WRITTEN PROBLEM = Restate the listing below word for word, omitting any images.

-- START OF GIVEN MATERIAL --

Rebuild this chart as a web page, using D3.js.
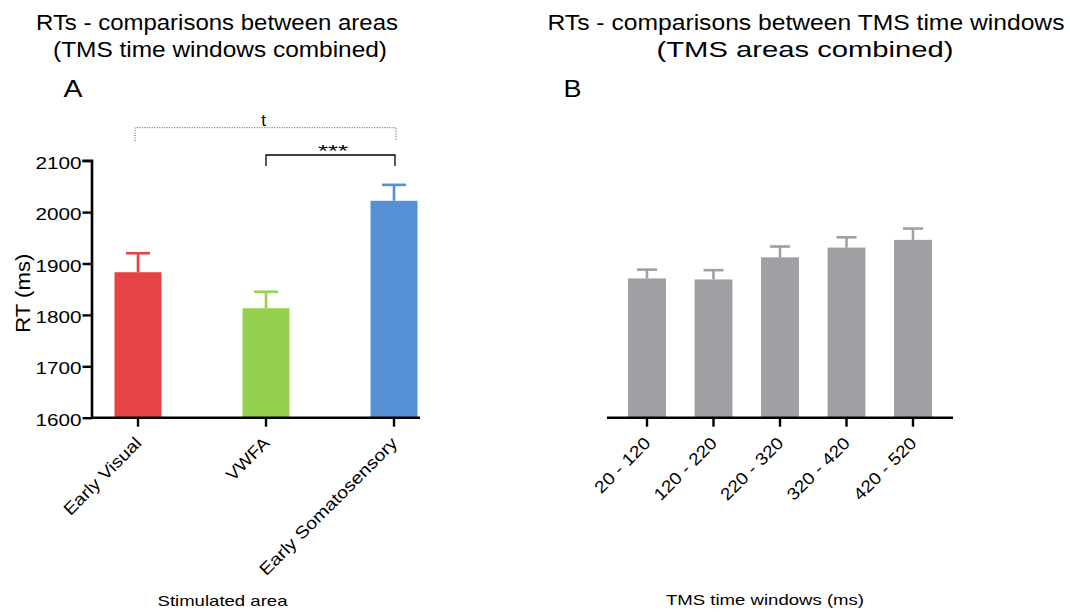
<!DOCTYPE html>
<html><head><meta charset="utf-8">
<script src="https://cdn.jsdelivr.net/npm/d3@7"></script>
<style>body{margin:0;background:#fff}svg{display:block}text{font-family:"Liberation Sans",Arial,sans-serif;fill:#000}</style>
</head><body>
<script>
const areaCats = ["Early Visual", "VWFA", "Early Somatosensory"];
const areaMeans = [1883, 1813, 2022];
const areaErr = [37, 32, 31];
const areaColors = ["#e54345", "#93d14f", "#558fd6"];
const windowCats = ["20 - 120", "120 - 220", "220 - 320", "320 - 420", "420 - 520"];
const windowMeans = [1871, 1869, 1912, 1931, 1946];
const windowErr = [17, 18, 21, 20, 22];
const yTicks = [1600, 1700, 1800, 1900, 2000, 2100];

const W = 1070, H = 612;
const svg = d3.select("body").append("svg").attr("width", W).attr("height", H);
const FONT = "Liberation Sans, Arial, sans-serif";

const y = d3.scaleLinear().domain([1600, 2100]).range([417.7, 160.7]);

function txt(x, yy, s, size, len, adj) {
  const t = svg.append("text").attr("x", x).attr("y", yy).attr("font-size", size)
    .attr("text-anchor", "middle").text(s);
  if (len) t.attr("textLength", len).attr("lengthAdjust", adj || "spacingAndGlyphs");
  return t;
}

// Titles
txt(217, 30, "RTs - comparisons between areas", 22.5, 362);
txt(220, 57, "(TMS time windows combined)", 22.5, 334);
txt(806, 30, "RTs - comparisons between TMS time windows", 22.5, 517);
txt(805, 57, "(TMS areas combined)", 22.5, 297);
txt(73, 97, "A", 23, 19);
txt(572.5, 97, "B", 23, 18);

// label lengths along text direction (rotated tick labels)
const areaLabelLen = {"Early Visual": 102, "VWFA": 53, "Early Somatosensory": 187};
const windowLabelLen = {"20 - 120": 71, "120 - 220": 81, "220 - 320": 81, "320 - 420": 81, "420 - 520": 81};

function styleXTicks(g, lens) {
  g.selectAll(".tick line").attr("stroke-width", 2.4);
  g.selectAll(".tick text").attr("font-size", 17).attr("font-family", FONT)
    .attr("text-anchor", "end").attr("x", 0).attr("y", 0).attr("dy", 0)
    .attr("transform", "translate(4.5,26.5) rotate(-45)")
    .attr("textLength", d => lens[d]).attr("lengthAdjust", "spacingAndGlyphs");
}

// Panel A
const xA = d3.scaleBand().domain(areaCats).range([74, 458]).paddingInner(0.633).paddingOuter(0.3165);
const gA = svg.append("g");
gA.selectAll("rect").data(areaCats).join("rect")
  .attr("x", d => xA(d)).attr("width", xA.bandwidth())
  .attr("y", (d, i) => y(areaMeans[i])).attr("height", (d, i) => y(1600) - y(areaMeans[i]))
  .attr("fill", (d, i) => areaColors[i]);
areaCats.forEach((d, i) => {
  const cx = xA(d) + xA.bandwidth() / 2;
  gA.append("line").attr("x1", cx).attr("x2", cx).attr("y1", y(areaMeans[i])).attr("y2", y(areaMeans[i] + areaErr[i]))
    .attr("stroke", areaColors[i]).attr("stroke-width", 2.6);
  gA.append("line").attr("x1", cx - 12).attr("x2", cx + 12).attr("y1", y(areaMeans[i] + areaErr[i])).attr("y2", y(areaMeans[i] + areaErr[i]))
    .attr("stroke", areaColors[i]).attr("stroke-width", 2.6);
});
// y axis A
const yAx = svg.append("g").attr("transform", "translate(92,0)")
  .call(d3.axisLeft(y).tickValues(yTicks).tickSize(9.5).tickPadding(1).tickFormat(d3.format("d")));
yAx.select(".domain").attr("stroke-width", 2.6).attr("d", `M-9.5,${y(2100)}H0V${y(1600)}`);
yAx.selectAll(".tick line").attr("stroke-width", 2.4);
yAx.selectAll(".tick text").attr("font-size", 17).attr("font-family", FONT).attr("dy", 0).attr("y", 7.5)
  .attr("textLength", 46).attr("lengthAdjust", "spacingAndGlyphs");
// x axis A
const xAx = svg.append("g").attr("transform", `translate(0,${y(1600)})`)
  .call(d3.axisBottom(xA).tickSize(9));
xAx.select(".domain").attr("stroke-width", 2.6).attr("d", `M91,0H420`);
styleXTicks(xAx, areaLabelLen);
// y label
svg.append("text").attr("transform", `translate(30,${y(1850) + 4}) rotate(-90)`).attr("text-anchor", "middle")
  .attr("font-size", 20.5).attr("textLength", 79).attr("lengthAdjust", "spacingAndGlyphs").text("RT (ms)");
txt(222.5, 606, "Stimulated area", 15, 130);

// significance brackets
const cEV = xA("Early Visual") + xA.bandwidth() / 2;
const cVW = xA("VWFA") + xA.bandwidth() / 2;
const cES = xA("Early Somatosensory") + xA.bandwidth() / 2;
svg.append("path").attr("d", `M${cEV - 3},141V127.7H${cES + 2}V141`).attr("fill", "none")
  .attr("stroke", "#555").attr("stroke-width", 1).attr("stroke-dasharray", "1,1.5");
txt(263.5, 126, "t", 17);
svg.append("path").attr("d", `M${cVW},166V155H${cES + 1}V166`).attr("fill", "none")
  .attr("stroke", "#000").attr("stroke-width", 1.3);
txt(333, 157, "***", 16, 30);

// Panel B
const xB = d3.scaleBand().domain(windowCats).range([613.75, 946.25]).paddingInner(0.43).paddingOuter(0.215);
const gray = "#a09fa4";
const gB = svg.append("g");
gB.selectAll("rect").data(windowCats).join("rect")
  .attr("x", d => xB(d)).attr("width", xB.bandwidth())
  .attr("y", (d, i) => y(windowMeans[i])).attr("height", (d, i) => y(1600) - y(windowMeans[i]))
  .attr("fill", gray);
windowCats.forEach((d, i) => {
  const cx = xB(d) + xB.bandwidth() / 2;
  gB.append("line").attr("x1", cx).attr("x2", cx).attr("y1", y(windowMeans[i])).attr("y2", y(windowMeans[i] + windowErr[i]))
    .attr("stroke", gray).attr("stroke-width", 2.6);
  gB.append("line").attr("x1", cx - 10).attr("x2", cx + 10).attr("y1", y(windowMeans[i] + windowErr[i])).attr("y2", y(windowMeans[i] + windowErr[i]))
    .attr("stroke", gray).attr("stroke-width", 2.6);
});
const xBx = svg.append("g").attr("transform", `translate(0,${y(1600)})`)
  .call(d3.axisBottom(xB).tickSize(9));
xBx.select(".domain").attr("stroke-width", 2.6).attr("d", `M607,0H953`);
styleXTicks(xBx, windowLabelLen);
txt(765, 605, "TMS time windows (ms)", 15, 198);
</script>
</body></html>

-- END OF GIVEN MATERIAL --

ANSWER FOR THIS EXERCISE =
Rebuild this chart as a web page, using D3.js.
<!DOCTYPE html>
<html><head><meta charset="utf-8">
<script src="https://cdn.jsdelivr.net/npm/d3@7"></script>
<style>body{margin:0;background:#fff}svg{display:block}text{font-family:"Liberation Sans",Arial,sans-serif;fill:#000}</style>
</head><body>
<script>
const areaCats = ["Early Visual", "VWFA", "Early Somatosensory"];
const areaMeans = [1883, 1813, 2022];
const areaErr = [37, 32, 31];
const areaColors = ["#e54345", "#93d14f", "#558fd6"];
const windowCats = ["20 - 120", "120 - 220", "220 - 320", "320 - 420", "420 - 520"];
const windowMeans = [1871, 1869, 1912, 1931, 1946];
const windowErr = [17, 18, 21, 20, 22];
const yTicks = [1600, 1700, 1800, 1900, 2000, 2100];

const W = 1070, H = 612;
const svg = d3.select("body").append("svg").attr("width", W).attr("height", H);
const FONT = "Liberation Sans, Arial, sans-serif";

const y = d3.scaleLinear().domain([1600, 2100]).range([417.7, 160.7]);

function txt(x, yy, s, size, len, adj) {
  const t = svg.append("text").attr("x", x).attr("y", yy).attr("font-size", size)
    .attr("text-anchor", "middle").text(s);
  if (len) t.attr("textLength", len).attr("lengthAdjust", adj || "spacingAndGlyphs");
  return t;
}

// Titles
txt(217, 30, "RTs - comparisons between areas", 22.5, 362);
txt(220, 57, "(TMS time windows combined)", 22.5, 334);
txt(806, 30, "RTs - comparisons between TMS time windows", 22.5, 517);
txt(805, 57, "(TMS areas combined)", 22.5, 297);
txt(73, 97, "A", 23, 19);
txt(572.5, 97, "B", 23, 18);

// label lengths along text direction (rotated tick labels)
const areaLabelLen = {"Early Visual": 102, "VWFA": 53, "Early Somatosensory": 187};
const windowLabelLen = {"20 - 120": 71, "120 - 220": 81, "220 - 320": 81, "320 - 420": 81, "420 - 520": 81};

function styleXTicks(g, lens) {
  g.selectAll(".tick line").attr("stroke-width", 2.4);
  g.selectAll(".tick text").attr("font-size", 17).attr("font-family", FONT)
    .attr("text-anchor", "end").attr("x", 0).attr("y", 0).attr("dy", 0)
    .attr("transform", "translate(4.5,26.5) rotate(-45)")
    .attr("textLength", d => lens[d]).attr("lengthAdjust", "spacingAndGlyphs");
}

// Panel A
const xA = d3.scaleBand().domain(areaCats).range([74, 458]).paddingInner(0.633).paddingOuter(0.3165);
const gA = svg.append("g");
gA.selectAll("rect").data(areaCats).join("rect")
  .attr("x", d => xA(d)).attr("width", xA.bandwidth())
  .attr("y", (d, i) => y(areaMeans[i])).attr("height", (d, i) => y(1600) - y(areaMeans[i]))
  .attr("fill", (d, i) => areaColors[i]);
areaCats.forEach((d, i) => {
  const cx = xA(d) + xA.bandwidth() / 2;
  gA.append("line").attr("x1", cx).attr("x2", cx).attr("y1", y(areaMeans[i])).attr("y2", y(areaMeans[i] + areaErr[i]))
    .attr("stroke", areaColors[i]).attr("stroke-width", 2.6);
  gA.append("line").attr("x1", cx - 12).attr("x2", cx + 12).attr("y1", y(areaMeans[i] + areaErr[i])).attr("y2", y(areaMeans[i] + areaErr[i]))
    .attr("stroke", areaColors[i]).attr("stroke-width", 2.6);
});
// y axis A
const yAx = svg.append("g").attr("transform", "translate(92,0)")
  .call(d3.axisLeft(y).tickValues(yTicks).tickSize(9.5).tickPadding(1).tickFormat(d3.format("d")));
yAx.select(".domain").attr("stroke-width", 2.6).attr("d", `M-9.5,${y(2100)}H0V${y(1600)}`);
yAx.selectAll(".tick line").attr("stroke-width", 2.4);
yAx.selectAll(".tick text").attr("font-size", 17).attr("font-family", FONT).attr("dy", 0).attr("y", 7.5)
  .attr("textLength", 46).attr("lengthAdjust", "spacingAndGlyphs");
// x axis A
const xAx = svg.append("g").attr("transform", `translate(0,${y(1600)})`)
  .call(d3.axisBottom(xA).tickSize(9));
xAx.select(".domain").attr("stroke-width", 2.6).attr("d", `M91,0H420`);
styleXTicks(xAx, areaLabelLen);
// y label
svg.append("text").attr("transform", `translate(30,${y(1850) + 4}) rotate(-90)`).attr("text-anchor", "middle")
  .attr("font-size", 20.5).attr("textLength", 79).attr("lengthAdjust", "spacingAndGlyphs").text("RT (ms)");
txt(222.5, 606, "Stimulated area", 15, 130);

// significance brackets
const cEV = xA("Early Visual") + xA.bandwidth() / 2;
const cVW = xA("VWFA") + xA.bandwidth() / 2;
const cES = xA("Early Somatosensory") + xA.bandwidth() / 2;
svg.append("path").attr("d", `M${cEV - 3},141V127.7H${cES + 2}V141`).attr("fill", "none")
  .attr("stroke", "#555").attr("stroke-width", 1).attr("stroke-dasharray", "1,1.5");
txt(263.5, 126, "t", 17);
svg.append("path").attr("d", `M${cVW},166V155H${cES + 1}V166`).attr("fill", "none")
  .attr("stroke", "#000").attr("stroke-width", 1.3);
txt(333, 157, "***", 16, 30);

// Panel B
const xB = d3.scaleBand().domain(windowCats).range([613.75, 946.25]).paddingInner(0.43).paddingOuter(0.215);
const gray = "#a09fa4";
const gB = svg.append("g");
gB.selectAll("rect").data(windowCats).join("rect")
  .attr("x", d => xB(d)).attr("width", xB.bandwidth())
  .attr("y", (d, i) => y(windowMeans[i])).attr("height", (d, i) => y(1600) - y(windowMeans[i]))
  .attr("fill", gray);
windowCats.forEach((d, i) => {
  const cx = xB(d) + xB.bandwidth() / 2;
  gB.append("line").attr("x1", cx).attr("x2", cx).attr("y1", y(windowMeans[i])).attr("y2", y(windowMeans[i] + windowErr[i]))
    .attr("stroke", gray).attr("stroke-width", 2.6);
  gB.append("line").attr("x1", cx - 10).attr("x2", cx + 10).attr("y1", y(windowMeans[i] + windowErr[i])).attr("y2", y(windowMeans[i] + windowErr[i]))
    .attr("stroke", gray).attr("stroke-width", 2.6);
});
const xBx = svg.append("g").attr("transform", `translate(0,${y(1600)})`)
  .call(d3.axisBottom(xB).tickSize(9));
xBx.select(".domain").attr("stroke-width", 2.6).attr("d", `M607,0H953`);
styleXTicks(xBx, windowLabelLen);
txt(765, 605, "TMS time windows (ms)", 15, 198);
</script>
</body></html>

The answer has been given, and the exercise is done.